## WORK TO BE COMPLETED
Output the material word for word. Leave each picture out.

## RECORDS TO PROCESS
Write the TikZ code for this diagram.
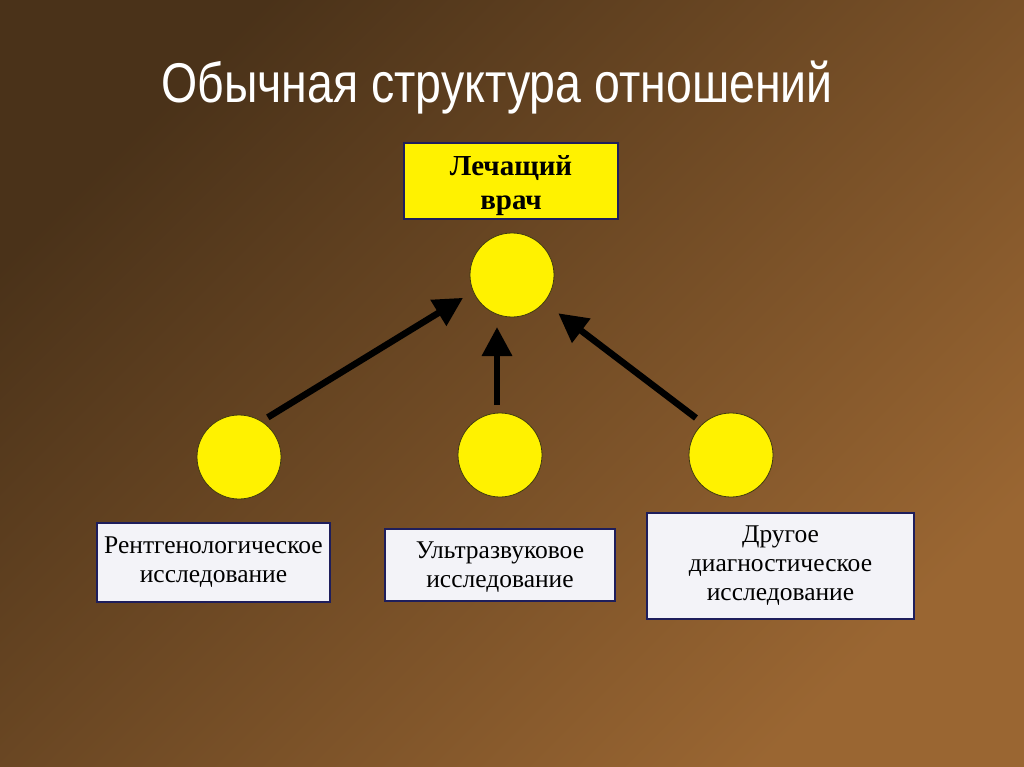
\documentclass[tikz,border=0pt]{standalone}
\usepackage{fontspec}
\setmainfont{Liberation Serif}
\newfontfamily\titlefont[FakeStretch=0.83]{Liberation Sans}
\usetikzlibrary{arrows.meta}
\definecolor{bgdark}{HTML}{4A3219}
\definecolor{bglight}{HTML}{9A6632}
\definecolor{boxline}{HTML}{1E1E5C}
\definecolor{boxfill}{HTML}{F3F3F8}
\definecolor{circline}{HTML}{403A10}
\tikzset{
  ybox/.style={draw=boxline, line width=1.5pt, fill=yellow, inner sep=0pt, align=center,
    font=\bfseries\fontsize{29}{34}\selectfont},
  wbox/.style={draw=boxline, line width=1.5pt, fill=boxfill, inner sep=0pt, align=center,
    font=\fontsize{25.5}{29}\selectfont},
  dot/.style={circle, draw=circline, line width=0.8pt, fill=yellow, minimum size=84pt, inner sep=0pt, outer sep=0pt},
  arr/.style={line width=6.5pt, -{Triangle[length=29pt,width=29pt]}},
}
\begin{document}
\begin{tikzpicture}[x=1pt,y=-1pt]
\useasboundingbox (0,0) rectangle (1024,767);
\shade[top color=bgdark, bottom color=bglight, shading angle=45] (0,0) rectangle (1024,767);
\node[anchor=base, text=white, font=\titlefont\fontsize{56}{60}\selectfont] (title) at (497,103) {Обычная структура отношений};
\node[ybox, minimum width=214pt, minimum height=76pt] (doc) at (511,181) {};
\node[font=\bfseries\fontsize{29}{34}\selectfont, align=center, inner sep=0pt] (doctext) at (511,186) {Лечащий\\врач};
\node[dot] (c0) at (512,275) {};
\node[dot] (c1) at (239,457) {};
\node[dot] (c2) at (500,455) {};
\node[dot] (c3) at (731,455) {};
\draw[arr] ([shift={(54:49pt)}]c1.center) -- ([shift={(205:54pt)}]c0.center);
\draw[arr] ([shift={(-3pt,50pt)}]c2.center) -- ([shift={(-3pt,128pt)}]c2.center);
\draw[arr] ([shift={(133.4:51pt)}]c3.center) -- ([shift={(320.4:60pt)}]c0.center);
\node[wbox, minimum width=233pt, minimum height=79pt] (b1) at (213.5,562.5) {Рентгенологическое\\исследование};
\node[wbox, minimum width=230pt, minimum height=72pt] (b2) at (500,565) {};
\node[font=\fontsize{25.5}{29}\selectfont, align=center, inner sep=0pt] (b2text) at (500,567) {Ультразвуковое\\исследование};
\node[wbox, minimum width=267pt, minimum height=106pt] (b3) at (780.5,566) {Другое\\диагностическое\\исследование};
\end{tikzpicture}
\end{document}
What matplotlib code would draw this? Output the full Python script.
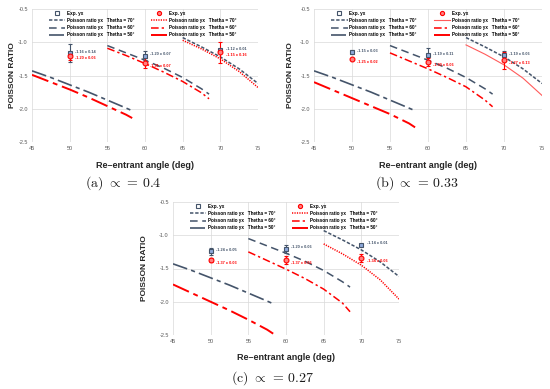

## OUTPUT OF THE TASK
Write the TikZ code for this diagram.
\documentclass[tikz,border=0pt]{standalone}
\usepackage{fontspec}
\setmainfont{Liberation Serif}
\newfontfamily\titlefont[FakeStretch=0.83]{Liberation Sans}
\usetikzlibrary{arrows.meta}
\definecolor{bgdark}{HTML}{4A3219}
\definecolor{bglight}{HTML}{9A6632}
\definecolor{boxline}{HTML}{1E1E5C}
\definecolor{boxfill}{HTML}{F3F3F8}
\definecolor{circline}{HTML}{403A10}
\tikzset{
  ybox/.style={draw=boxline, line width=1.5pt, fill=yellow, inner sep=0pt, align=center,
    font=\bfseries\fontsize{29}{34}\selectfont},
  wbox/.style={draw=boxline, line width=1.5pt, fill=boxfill, inner sep=0pt, align=center,
    font=\fontsize{25.5}{29}\selectfont},
  dot/.style={circle, draw=circline, line width=0.8pt, fill=yellow, minimum size=84pt, inner sep=0pt, outer sep=0pt},
  arr/.style={line width=6.5pt, -{Triangle[length=29pt,width=29pt]}},
}
\begin{document}
\begin{tikzpicture}[x=1pt,y=-1pt]
\useasboundingbox (0,0) rectangle (1024,767);
\shade[top color=bgdark, bottom color=bglight, shading angle=45] (0,0) rectangle (1024,767);
\node[anchor=base, text=white, font=\titlefont\fontsize{56}{60}\selectfont] (title) at (497,103) {Обычная структура отношений};
\node[ybox, minimum width=214pt, minimum height=76pt] (doc) at (511,181) {};
\node[font=\bfseries\fontsize{29}{34}\selectfont, align=center, inner sep=0pt] (doctext) at (511,186) {Лечащий\\врач};
\node[dot] (c0) at (512,275) {};
\node[dot] (c1) at (239,457) {};
\node[dot] (c2) at (500,455) {};
\node[dot] (c3) at (731,455) {};
\draw[arr] ([shift={(54:49pt)}]c1.center) -- ([shift={(205:54pt)}]c0.center);
\draw[arr] ([shift={(-3pt,50pt)}]c2.center) -- ([shift={(-3pt,128pt)}]c2.center);
\draw[arr] ([shift={(133.4:51pt)}]c3.center) -- ([shift={(320.4:60pt)}]c0.center);
\node[wbox, minimum width=233pt, minimum height=79pt] (b1) at (213.5,562.5) {Рентгенологическое\\исследование};
\node[wbox, minimum width=230pt, minimum height=72pt] (b2) at (500,565) {};
\node[font=\fontsize{25.5}{29}\selectfont, align=center, inner sep=0pt] (b2text) at (500,567) {Ультразвуковое\\исследование};
\node[wbox, minimum width=267pt, minimum height=106pt] (b3) at (780.5,566) {Другое\\диагностическое\\исследование};
\end{tikzpicture}
\end{document}
What matplotlib code would draw this? Output the full Python script.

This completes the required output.